I'm in a basement with N and H; we're looking for something, and she suddenly takes H and goes upstairs to the kitchen; she shuts and locks the basement door. I have a flashlight with me, but the batteries are weak and it dims quickly. I walk carefully up the stairs and pound on the door with the flashlight--at least it's good for that. It becomes harder and harder to breathe. Finally the door opens and I wake up struggling, gasping for air.
This is possibly the most obvious dream I've ever had. N did in fact take H away and leave me with a partially finished house.
I'm not writing this to wallow, but to recollect. I keep notes on events and feelings, I look for patterns, to make sense... which might well be a colossal waste of time. Yet I recorded a definite trajectory to my life, with the nadir being late April 2011. I remember that Easter, right before my birthday, as a dark struggle. Easter is billed as a season of hope and rebirth--but the seminal event itself was a time of great suffering.
That two week period of despair ended with Fritz's death. After his passing, ironically enough, my life gradually improved. Not steadily, but like a sawtooth, a bleeding, jagged edge upward.
Now that I feel solid again, I have to ask myself, when did the episodes of anxiety and depression stop? Because they did stop at some point--exactly when I don't know. I can say clearly I was healthier and happier one year later.
But it seemed to me there must have been an inflection point, when hope was greater than pain. After much thought and recollection, I narrowed it down to the Winter Solstice, 2011. I remembered a certain day when the sun shines through the window, all the way down the basement stairs, a few days before the solstice.
I was coming up the stairs that day, and suddenly, my head was filled with light; I was utterly blinded. I had walked right into the intense beam of sunlight as I came up the stairs. The ordinary light of day (lux diei) became the Day of Light (dies lux).

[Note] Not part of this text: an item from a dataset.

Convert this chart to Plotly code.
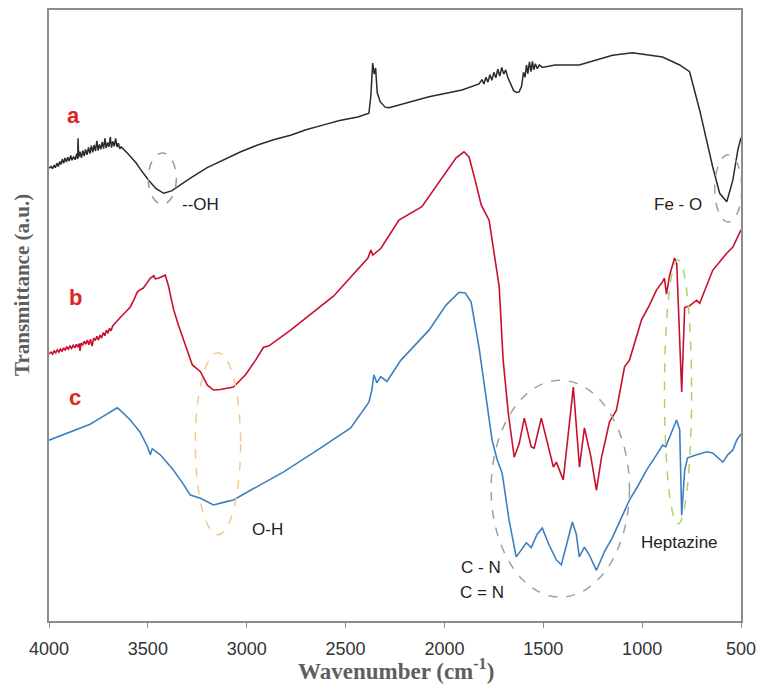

It's hard for our animal minds to see True Will at work in our lives. Animals have evolved to notice quick motion, so it's hard for our animal minds to pay attention to subtle, gradual change. We're often distracted, and we tend to confuse quickness with change. True Change is not quick, but sudden. Quick is a deer nimbly sprinting along a rocky river bank. Sudden is a hairline fracture appearing in a glacier before it shears off the mountain. Microscopic and silent, it is no less a catastrophe than the break, and the avalanche is merely a consequence.